::: Records to process
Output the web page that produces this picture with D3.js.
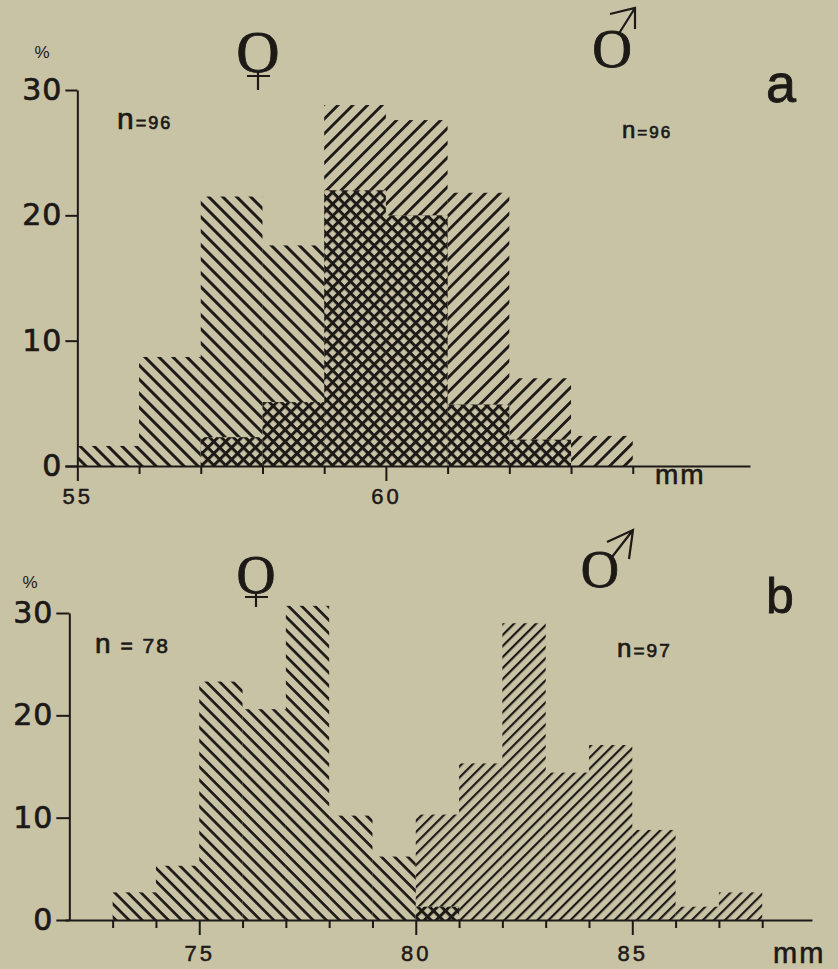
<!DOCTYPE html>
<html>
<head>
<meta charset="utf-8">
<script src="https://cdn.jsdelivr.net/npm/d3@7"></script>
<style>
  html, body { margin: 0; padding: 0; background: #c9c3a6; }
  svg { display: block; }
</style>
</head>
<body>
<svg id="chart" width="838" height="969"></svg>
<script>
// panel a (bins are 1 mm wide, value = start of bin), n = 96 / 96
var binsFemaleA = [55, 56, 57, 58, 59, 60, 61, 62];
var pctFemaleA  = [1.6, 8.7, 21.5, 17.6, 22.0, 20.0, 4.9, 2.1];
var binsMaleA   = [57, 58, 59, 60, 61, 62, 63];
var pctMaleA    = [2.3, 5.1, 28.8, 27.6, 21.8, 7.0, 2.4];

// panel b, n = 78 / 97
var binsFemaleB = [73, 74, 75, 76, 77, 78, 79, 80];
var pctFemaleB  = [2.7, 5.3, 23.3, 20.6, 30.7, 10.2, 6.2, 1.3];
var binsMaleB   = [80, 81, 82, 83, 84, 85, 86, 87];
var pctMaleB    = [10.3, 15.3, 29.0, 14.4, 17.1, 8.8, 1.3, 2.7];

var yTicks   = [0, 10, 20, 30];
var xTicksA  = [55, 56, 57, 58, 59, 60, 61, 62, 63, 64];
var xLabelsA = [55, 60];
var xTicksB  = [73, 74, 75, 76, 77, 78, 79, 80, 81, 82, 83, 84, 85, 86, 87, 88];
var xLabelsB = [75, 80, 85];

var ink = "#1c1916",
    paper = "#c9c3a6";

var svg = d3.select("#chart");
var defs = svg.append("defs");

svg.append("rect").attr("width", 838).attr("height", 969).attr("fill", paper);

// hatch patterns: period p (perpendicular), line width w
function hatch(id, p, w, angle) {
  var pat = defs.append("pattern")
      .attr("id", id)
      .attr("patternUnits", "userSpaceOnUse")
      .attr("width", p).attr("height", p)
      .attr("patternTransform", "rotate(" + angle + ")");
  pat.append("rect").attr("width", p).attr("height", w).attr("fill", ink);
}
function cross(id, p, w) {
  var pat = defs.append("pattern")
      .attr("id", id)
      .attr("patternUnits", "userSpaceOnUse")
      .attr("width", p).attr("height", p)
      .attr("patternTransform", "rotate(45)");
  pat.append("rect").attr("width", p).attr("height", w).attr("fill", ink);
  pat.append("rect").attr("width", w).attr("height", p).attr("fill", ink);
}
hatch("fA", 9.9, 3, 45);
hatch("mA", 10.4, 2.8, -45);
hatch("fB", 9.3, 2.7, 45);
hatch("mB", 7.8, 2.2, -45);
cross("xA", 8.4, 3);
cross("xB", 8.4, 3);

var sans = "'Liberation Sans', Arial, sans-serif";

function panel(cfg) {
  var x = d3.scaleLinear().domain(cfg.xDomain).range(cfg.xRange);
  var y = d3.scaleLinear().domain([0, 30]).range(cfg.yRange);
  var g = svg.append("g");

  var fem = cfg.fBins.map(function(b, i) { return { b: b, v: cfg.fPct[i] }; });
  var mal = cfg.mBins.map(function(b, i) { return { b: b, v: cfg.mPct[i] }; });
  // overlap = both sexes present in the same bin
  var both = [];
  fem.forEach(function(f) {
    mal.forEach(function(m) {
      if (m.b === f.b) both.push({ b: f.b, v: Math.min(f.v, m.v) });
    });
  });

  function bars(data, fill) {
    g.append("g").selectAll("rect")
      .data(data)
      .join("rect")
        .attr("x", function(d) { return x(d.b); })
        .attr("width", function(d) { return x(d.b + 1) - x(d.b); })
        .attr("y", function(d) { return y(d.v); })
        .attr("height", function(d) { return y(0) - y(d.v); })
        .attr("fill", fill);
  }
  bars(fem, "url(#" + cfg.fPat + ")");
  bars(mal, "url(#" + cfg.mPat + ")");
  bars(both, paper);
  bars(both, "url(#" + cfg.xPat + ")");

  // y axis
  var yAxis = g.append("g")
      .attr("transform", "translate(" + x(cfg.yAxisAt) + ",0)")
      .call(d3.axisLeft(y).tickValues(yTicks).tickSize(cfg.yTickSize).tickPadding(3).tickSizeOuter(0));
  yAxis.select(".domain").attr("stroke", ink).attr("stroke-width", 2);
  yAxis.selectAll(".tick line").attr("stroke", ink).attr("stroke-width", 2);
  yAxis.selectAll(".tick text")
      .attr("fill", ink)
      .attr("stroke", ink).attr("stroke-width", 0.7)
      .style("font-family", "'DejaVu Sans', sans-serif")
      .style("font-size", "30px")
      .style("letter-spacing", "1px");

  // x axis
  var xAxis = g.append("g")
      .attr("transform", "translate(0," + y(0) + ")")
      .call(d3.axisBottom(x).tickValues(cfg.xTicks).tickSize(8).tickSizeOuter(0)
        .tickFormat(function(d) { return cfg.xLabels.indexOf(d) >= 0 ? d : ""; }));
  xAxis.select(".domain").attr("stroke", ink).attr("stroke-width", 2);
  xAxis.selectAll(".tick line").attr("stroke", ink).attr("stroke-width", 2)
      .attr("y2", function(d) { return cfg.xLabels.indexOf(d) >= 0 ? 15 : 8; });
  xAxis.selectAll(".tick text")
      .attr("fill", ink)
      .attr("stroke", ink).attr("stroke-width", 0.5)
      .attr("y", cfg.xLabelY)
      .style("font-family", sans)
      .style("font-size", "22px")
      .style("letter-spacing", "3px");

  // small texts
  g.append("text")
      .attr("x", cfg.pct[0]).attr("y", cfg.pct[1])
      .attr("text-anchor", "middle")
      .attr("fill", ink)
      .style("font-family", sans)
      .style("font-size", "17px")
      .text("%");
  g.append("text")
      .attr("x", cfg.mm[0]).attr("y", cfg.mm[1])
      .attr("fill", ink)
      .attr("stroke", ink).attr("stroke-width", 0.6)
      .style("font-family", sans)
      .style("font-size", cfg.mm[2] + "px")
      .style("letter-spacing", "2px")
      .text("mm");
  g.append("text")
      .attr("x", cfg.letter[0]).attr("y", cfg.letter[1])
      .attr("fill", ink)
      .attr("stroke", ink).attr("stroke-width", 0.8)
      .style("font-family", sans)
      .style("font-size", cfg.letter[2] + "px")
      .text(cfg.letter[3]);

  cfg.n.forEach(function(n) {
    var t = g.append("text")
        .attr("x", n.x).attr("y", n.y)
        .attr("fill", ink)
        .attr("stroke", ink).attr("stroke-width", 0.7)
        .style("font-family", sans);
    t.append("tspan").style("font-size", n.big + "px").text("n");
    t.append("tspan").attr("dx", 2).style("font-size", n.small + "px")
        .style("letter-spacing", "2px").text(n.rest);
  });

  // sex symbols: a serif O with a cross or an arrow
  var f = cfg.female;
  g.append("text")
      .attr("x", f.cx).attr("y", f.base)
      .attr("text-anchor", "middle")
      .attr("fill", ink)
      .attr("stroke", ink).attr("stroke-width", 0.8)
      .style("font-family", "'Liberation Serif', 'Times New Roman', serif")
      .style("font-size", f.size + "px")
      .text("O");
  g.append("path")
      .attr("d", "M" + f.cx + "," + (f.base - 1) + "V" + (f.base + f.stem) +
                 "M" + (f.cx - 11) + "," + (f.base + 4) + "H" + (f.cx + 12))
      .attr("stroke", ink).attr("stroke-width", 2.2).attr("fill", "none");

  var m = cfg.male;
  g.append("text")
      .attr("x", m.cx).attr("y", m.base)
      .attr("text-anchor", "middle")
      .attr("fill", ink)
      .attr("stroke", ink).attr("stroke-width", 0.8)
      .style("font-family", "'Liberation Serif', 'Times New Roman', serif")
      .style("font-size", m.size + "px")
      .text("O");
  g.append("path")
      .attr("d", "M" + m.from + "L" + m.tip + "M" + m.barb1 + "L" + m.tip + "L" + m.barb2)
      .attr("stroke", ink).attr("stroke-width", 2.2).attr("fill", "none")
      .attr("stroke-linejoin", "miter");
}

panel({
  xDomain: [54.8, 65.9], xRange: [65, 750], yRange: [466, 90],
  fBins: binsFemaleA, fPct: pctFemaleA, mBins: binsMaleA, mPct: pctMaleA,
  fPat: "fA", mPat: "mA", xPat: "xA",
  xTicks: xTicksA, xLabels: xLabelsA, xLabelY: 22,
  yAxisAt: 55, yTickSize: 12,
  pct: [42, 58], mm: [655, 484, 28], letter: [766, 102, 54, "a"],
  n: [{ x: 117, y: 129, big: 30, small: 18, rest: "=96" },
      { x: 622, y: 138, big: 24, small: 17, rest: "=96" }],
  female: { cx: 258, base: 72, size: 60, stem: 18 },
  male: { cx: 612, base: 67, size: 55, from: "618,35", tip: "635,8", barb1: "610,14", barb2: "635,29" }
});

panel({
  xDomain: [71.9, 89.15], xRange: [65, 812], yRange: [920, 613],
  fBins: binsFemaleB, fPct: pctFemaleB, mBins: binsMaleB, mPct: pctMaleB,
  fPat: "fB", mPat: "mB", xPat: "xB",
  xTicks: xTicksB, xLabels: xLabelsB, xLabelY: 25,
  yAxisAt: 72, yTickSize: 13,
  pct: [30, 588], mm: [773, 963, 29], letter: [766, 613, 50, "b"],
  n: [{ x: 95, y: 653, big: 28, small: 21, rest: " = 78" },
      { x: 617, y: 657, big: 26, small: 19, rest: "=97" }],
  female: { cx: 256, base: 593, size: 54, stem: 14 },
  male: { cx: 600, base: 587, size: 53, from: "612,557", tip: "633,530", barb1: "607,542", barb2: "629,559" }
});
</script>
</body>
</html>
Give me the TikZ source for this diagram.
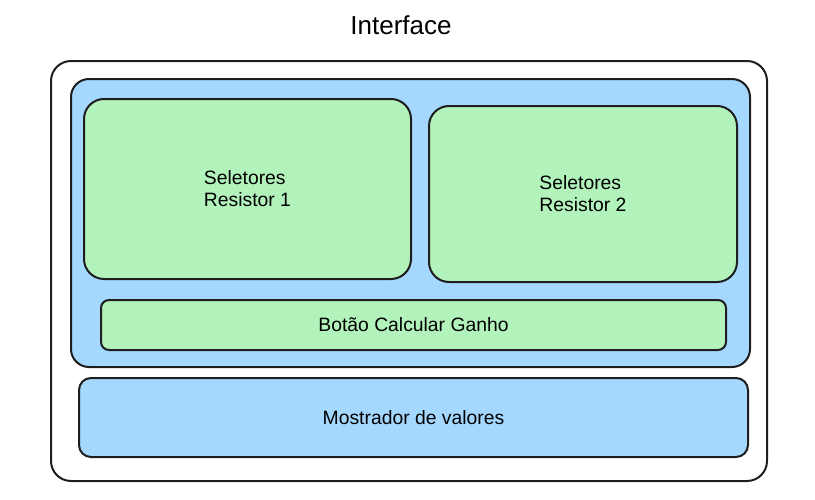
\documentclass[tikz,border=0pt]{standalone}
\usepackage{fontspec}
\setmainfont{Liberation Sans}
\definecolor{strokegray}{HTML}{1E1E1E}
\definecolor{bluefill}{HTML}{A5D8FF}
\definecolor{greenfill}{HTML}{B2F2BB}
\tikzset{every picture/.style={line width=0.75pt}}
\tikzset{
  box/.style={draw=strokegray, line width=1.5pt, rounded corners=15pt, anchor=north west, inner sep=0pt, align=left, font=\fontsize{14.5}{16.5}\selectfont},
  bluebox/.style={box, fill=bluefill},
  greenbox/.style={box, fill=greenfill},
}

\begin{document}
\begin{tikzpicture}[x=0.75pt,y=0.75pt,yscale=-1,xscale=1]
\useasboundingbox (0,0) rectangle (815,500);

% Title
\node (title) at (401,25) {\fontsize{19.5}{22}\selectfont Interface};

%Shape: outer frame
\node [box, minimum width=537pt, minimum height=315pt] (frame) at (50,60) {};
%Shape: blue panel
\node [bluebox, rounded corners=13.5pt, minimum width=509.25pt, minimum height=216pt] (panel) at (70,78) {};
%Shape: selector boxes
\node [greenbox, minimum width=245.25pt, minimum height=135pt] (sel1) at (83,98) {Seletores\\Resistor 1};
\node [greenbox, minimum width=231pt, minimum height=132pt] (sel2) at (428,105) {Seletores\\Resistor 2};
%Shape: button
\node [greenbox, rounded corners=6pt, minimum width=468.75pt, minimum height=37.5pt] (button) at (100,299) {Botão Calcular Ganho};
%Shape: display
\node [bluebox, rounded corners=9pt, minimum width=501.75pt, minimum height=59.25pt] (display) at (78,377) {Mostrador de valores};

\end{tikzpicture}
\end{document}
::::::
Task brief =>
Your task is to transcribe exactly the lines starting at the line that contains "Give me the TikZ source for this diagram." and ending at the line that contains "(title) at (401,25)", both included. Leave out the pictures.

Result of the task =>
Give me the TikZ source for this diagram.
\documentclass[tikz,border=0pt]{standalone}
\usepackage{fontspec}
\setmainfont{Liberation Sans}
\definecolor{strokegray}{HTML}{1E1E1E}
\definecolor{bluefill}{HTML}{A5D8FF}
\definecolor{greenfill}{HTML}{B2F2BB}
\tikzset{every picture/.style={line width=0.75pt}}
\tikzset{
  box/.style={draw=strokegray, line width=1.5pt, rounded corners=15pt, anchor=north west, inner sep=0pt, align=left, font=\fontsize{14.5}{16.5}\selectfont},
  bluebox/.style={box, fill=bluefill},
  greenbox/.style={box, fill=greenfill},
}

\begin{document}
\begin{tikzpicture}[x=0.75pt,y=0.75pt,yscale=-1,xscale=1]
\useasboundingbox (0,0) rectangle (815,500);

% Title
\node (title) at (401,25) {\fontsize{19.5}{22}\selectfont Interface};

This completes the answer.